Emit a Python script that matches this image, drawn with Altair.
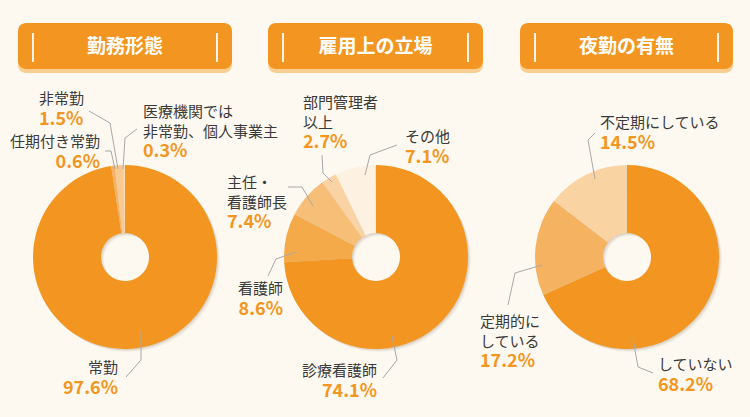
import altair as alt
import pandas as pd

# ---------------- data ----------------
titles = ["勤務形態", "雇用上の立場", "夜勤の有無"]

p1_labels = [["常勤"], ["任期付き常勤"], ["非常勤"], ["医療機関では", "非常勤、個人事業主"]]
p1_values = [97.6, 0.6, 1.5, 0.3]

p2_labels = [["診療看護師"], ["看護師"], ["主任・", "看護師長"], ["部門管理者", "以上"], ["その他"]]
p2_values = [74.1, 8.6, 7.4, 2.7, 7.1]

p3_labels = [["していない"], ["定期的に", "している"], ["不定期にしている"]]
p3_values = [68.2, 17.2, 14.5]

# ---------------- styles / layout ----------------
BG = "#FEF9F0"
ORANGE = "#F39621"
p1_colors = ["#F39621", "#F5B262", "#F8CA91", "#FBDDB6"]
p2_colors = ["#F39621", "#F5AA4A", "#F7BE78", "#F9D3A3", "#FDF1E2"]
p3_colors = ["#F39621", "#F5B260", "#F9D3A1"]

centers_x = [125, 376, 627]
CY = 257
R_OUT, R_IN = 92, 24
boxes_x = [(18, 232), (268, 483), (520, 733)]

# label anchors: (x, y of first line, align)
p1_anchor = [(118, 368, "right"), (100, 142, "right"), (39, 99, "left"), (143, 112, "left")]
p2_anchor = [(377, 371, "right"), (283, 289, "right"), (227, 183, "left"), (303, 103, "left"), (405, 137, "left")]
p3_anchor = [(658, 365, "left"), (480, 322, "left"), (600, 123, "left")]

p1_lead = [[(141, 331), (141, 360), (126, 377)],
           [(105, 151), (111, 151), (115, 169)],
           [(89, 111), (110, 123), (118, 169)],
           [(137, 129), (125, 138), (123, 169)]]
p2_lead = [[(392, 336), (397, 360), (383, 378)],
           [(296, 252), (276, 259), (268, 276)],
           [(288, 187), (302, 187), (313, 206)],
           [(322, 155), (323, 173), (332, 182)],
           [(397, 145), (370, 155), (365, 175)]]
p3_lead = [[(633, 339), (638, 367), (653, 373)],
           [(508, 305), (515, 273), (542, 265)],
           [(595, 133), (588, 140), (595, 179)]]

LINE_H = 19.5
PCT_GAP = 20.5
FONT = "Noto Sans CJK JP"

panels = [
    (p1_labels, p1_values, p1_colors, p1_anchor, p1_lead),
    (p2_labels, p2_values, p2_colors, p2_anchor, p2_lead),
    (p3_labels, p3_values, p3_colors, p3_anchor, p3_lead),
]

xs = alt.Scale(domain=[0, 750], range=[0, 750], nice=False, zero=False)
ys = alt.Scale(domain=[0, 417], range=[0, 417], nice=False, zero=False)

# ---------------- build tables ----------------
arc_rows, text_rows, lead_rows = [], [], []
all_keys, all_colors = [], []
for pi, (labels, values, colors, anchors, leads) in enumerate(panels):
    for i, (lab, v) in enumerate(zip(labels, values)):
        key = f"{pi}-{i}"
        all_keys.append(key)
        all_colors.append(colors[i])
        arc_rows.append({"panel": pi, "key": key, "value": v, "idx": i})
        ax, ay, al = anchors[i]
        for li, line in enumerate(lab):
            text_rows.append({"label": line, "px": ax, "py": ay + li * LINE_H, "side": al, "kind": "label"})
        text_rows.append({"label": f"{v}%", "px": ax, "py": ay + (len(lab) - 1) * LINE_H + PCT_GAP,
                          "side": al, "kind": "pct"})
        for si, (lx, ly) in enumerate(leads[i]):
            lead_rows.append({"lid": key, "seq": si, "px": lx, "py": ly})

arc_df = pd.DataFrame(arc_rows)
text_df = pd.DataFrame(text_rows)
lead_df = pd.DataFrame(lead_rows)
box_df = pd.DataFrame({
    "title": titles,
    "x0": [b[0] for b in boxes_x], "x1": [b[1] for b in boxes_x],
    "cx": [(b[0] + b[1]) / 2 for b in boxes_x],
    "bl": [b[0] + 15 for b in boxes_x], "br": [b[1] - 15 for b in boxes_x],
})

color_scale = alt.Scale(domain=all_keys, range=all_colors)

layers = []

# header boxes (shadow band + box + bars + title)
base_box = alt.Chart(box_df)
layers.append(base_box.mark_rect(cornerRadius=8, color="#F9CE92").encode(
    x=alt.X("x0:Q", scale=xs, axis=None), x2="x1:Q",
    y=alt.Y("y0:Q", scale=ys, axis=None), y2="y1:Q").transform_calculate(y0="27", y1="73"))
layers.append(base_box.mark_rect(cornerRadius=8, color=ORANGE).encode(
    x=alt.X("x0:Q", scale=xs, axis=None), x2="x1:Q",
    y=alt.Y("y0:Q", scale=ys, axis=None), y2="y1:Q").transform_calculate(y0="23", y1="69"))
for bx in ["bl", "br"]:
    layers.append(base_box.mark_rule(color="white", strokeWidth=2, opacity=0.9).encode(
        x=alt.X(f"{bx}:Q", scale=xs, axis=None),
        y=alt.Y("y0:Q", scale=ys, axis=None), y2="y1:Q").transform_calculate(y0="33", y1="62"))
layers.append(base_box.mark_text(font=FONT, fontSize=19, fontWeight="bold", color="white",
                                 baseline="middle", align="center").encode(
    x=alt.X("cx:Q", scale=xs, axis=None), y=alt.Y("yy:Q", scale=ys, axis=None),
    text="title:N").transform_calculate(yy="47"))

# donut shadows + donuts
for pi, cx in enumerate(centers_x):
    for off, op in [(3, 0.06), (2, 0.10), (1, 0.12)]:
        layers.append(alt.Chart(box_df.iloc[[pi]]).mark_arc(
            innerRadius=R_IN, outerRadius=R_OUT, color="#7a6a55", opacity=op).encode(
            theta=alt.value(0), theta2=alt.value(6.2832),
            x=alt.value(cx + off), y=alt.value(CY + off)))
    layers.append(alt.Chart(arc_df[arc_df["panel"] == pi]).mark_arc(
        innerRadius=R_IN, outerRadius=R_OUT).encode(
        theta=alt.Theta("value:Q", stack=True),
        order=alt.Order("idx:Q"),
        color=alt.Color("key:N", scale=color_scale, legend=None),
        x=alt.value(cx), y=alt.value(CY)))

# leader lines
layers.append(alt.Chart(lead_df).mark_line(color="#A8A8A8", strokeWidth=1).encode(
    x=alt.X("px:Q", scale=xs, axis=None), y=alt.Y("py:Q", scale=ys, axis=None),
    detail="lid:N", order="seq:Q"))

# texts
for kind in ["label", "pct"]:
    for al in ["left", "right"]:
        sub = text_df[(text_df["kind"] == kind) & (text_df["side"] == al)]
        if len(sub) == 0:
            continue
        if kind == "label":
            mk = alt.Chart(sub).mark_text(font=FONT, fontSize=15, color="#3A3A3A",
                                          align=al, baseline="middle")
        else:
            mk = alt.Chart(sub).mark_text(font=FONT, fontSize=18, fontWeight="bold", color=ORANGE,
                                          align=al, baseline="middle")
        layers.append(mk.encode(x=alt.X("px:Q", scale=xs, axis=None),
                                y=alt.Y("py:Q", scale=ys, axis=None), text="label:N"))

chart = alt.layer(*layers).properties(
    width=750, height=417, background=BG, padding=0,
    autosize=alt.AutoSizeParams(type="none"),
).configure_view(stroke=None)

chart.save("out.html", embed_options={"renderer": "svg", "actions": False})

○ ○ ○ ○ ○

WHAT THIS TASK INVOLVES — Return each line exactly as written. Any picture gets left out.

SOLUTION TO THE PROBLEM —
Emit a Python script that matches this image, drawn with Altair.
import altair as alt
import pandas as pd

# ---------------- data ----------------
titles = ["勤務形態", "雇用上の立場", "夜勤の有無"]

p1_labels = [["常勤"], ["任期付き常勤"], ["非常勤"], ["医療機関では", "非常勤、個人事業主"]]
p1_values = [97.6, 0.6, 1.5, 0.3]

p2_labels = [["診療看護師"], ["看護師"], ["主任・", "看護師長"], ["部門管理者", "以上"], ["その他"]]
p2_values = [74.1, 8.6, 7.4, 2.7, 7.1]

p3_labels = [["していない"], ["定期的に", "している"], ["不定期にしている"]]
p3_values = [68.2, 17.2, 14.5]

# ---------------- styles / layout ----------------
BG = "#FEF9F0"
ORANGE = "#F39621"
p1_colors = ["#F39621", "#F5B262", "#F8CA91", "#FBDDB6"]
p2_colors = ["#F39621", "#F5AA4A", "#F7BE78", "#F9D3A3", "#FDF1E2"]
p3_colors = ["#F39621", "#F5B260", "#F9D3A1"]

centers_x = [125, 376, 627]
CY = 257
R_OUT, R_IN = 92, 24
boxes_x = [(18, 232), (268, 483), (520, 733)]

# label anchors: (x, y of first line, align)
p1_anchor = [(118, 368, "right"), (100, 142, "right"), (39, 99, "left"), (143, 112, "left")]
p2_anchor = [(377, 371, "right"), (283, 289, "right"), (227, 183, "left"), (303, 103, "left"), (405, 137, "left")]
p3_anchor = [(658, 365, "left"), (480, 322, "left"), (600, 123, "left")]

p1_lead = [[(141, 331), (141, 360), (126, 377)],
           [(105, 151), (111, 151), (115, 169)],
           [(89, 111), (110, 123), (118, 169)],
           [(137, 129), (125, 138), (123, 169)]]
p2_lead = [[(392, 336), (397, 360), (383, 378)],
           [(296, 252), (276, 259), (268, 276)],
           [(288, 187), (302, 187), (313, 206)],
           [(322, 155), (323, 173), (332, 182)],
           [(397, 145), (370, 155), (365, 175)]]
p3_lead = [[(633, 339), (638, 367), (653, 373)],
           [(508, 305), (515, 273), (542, 265)],
           [(595, 133), (588, 140), (595, 179)]]

LINE_H = 19.5
PCT_GAP = 20.5
FONT = "Noto Sans CJK JP"

panels = [
    (p1_labels, p1_values, p1_colors, p1_anchor, p1_lead),
    (p2_labels, p2_values, p2_colors, p2_anchor, p2_lead),
    (p3_labels, p3_values, p3_colors, p3_anchor, p3_lead),
]

xs = alt.Scale(domain=[0, 750], range=[0, 750], nice=False, zero=False)
ys = alt.Scale(domain=[0, 417], range=[0, 417], nice=False, zero=False)

# ---------------- build tables ----------------
arc_rows, text_rows, lead_rows = [], [], []
all_keys, all_colors = [], []
for pi, (labels, values, colors, anchors, leads) in enumerate(panels):
    for i, (lab, v) in enumerate(zip(labels, values)):
        key = f"{pi}-{i}"
        all_keys.append(key)
        all_colors.append(colors[i])
        arc_rows.append({"panel": pi, "key": key, "value": v, "idx": i})
        ax, ay, al = anchors[i]
        for li, line in enumerate(lab):
            text_rows.append({"label": line, "px": ax, "py": ay + li * LINE_H, "side": al, "kind": "label"})
        text_rows.append({"label": f"{v}%", "px": ax, "py": ay + (len(lab) - 1) * LINE_H + PCT_GAP,
                          "side": al, "kind": "pct"})
        for si, (lx, ly) in enumerate(leads[i]):
            lead_rows.append({"lid": key, "seq": si, "px": lx, "py": ly})

arc_df = pd.DataFrame(arc_rows)
text_df = pd.DataFrame(text_rows)
lead_df = pd.DataFrame(lead_rows)
box_df = pd.DataFrame({
    "title": titles,
    "x0": [b[0] for b in boxes_x], "x1": [b[1] for b in boxes_x],
    "cx": [(b[0] + b[1]) / 2 for b in boxes_x],
    "bl": [b[0] + 15 for b in boxes_x], "br": [b[1] - 15 for b in boxes_x],
})

color_scale = alt.Scale(domain=all_keys, range=all_colors)

layers = []

# header boxes (shadow band + box + bars + title)
base_box = alt.Chart(box_df)
layers.append(base_box.mark_rect(cornerRadius=8, color="#F9CE92").encode(
    x=alt.X("x0:Q", scale=xs, axis=None), x2="x1:Q",
    y=alt.Y("y0:Q", scale=ys, axis=None), y2="y1:Q").transform_calculate(y0="27", y1="73"))
layers.append(base_box.mark_rect(cornerRadius=8, color=ORANGE).encode(
    x=alt.X("x0:Q", scale=xs, axis=None), x2="x1:Q",
    y=alt.Y("y0:Q", scale=ys, axis=None), y2="y1:Q").transform_calculate(y0="23", y1="69"))
for bx in ["bl", "br"]:
    layers.append(base_box.mark_rule(color="white", strokeWidth=2, opacity=0.9).encode(
        x=alt.X(f"{bx}:Q", scale=xs, axis=None),
        y=alt.Y("y0:Q", scale=ys, axis=None), y2="y1:Q").transform_calculate(y0="33", y1="62"))
layers.append(base_box.mark_text(font=FONT, fontSize=19, fontWeight="bold", color="white",
                                 baseline="middle", align="center").encode(
    x=alt.X("cx:Q", scale=xs, axis=None), y=alt.Y("yy:Q", scale=ys, axis=None),
    text="title:N").transform_calculate(yy="47"))

# donut shadows + donuts
for pi, cx in enumerate(centers_x):
    for off, op in [(3, 0.06), (2, 0.10), (1, 0.12)]:
        layers.append(alt.Chart(box_df.iloc[[pi]]).mark_arc(
            innerRadius=R_IN, outerRadius=R_OUT, color="#7a6a55", opacity=op).encode(
            theta=alt.value(0), theta2=alt.value(6.2832),
            x=alt.value(cx + off), y=alt.value(CY + off)))
    layers.append(alt.Chart(arc_df[arc_df["panel"] == pi]).mark_arc(
        innerRadius=R_IN, outerRadius=R_OUT).encode(
        theta=alt.Theta("value:Q", stack=True),
        order=alt.Order("idx:Q"),
        color=alt.Color("key:N", scale=color_scale, legend=None),
        x=alt.value(cx), y=alt.value(CY)))

# leader lines
layers.append(alt.Chart(lead_df).mark_line(color="#A8A8A8", strokeWidth=1).encode(
    x=alt.X("px:Q", scale=xs, axis=None), y=alt.Y("py:Q", scale=ys, axis=None),
    detail="lid:N", order="seq:Q"))

# texts
for kind in ["label", "pct"]:
    for al in ["left", "right"]:
        sub = text_df[(text_df["kind"] == kind) & (text_df["side"] == al)]
        if len(sub) == 0:
            continue
        if kind == "label":
            mk = alt.Chart(sub).mark_text(font=FONT, fontSize=15, color="#3A3A3A",
                                          align=al, baseline="middle")
        else:
            mk = alt.Chart(sub).mark_text(font=FONT, fontSize=18, fontWeight="bold", color=ORANGE,
                                          align=al, baseline="middle")
        layers.append(mk.encode(x=alt.X("px:Q", scale=xs, axis=None),
                                y=alt.Y("py:Q", scale=ys, axis=None), text="label:N"))

chart = alt.layer(*layers).properties(
    width=750, height=417, background=BG, padding=0,
    autosize=alt.AutoSizeParams(type="none"),
).configure_view(stroke=None)

chart.save("out.html", embed_options={"renderer": "svg", "actions": False})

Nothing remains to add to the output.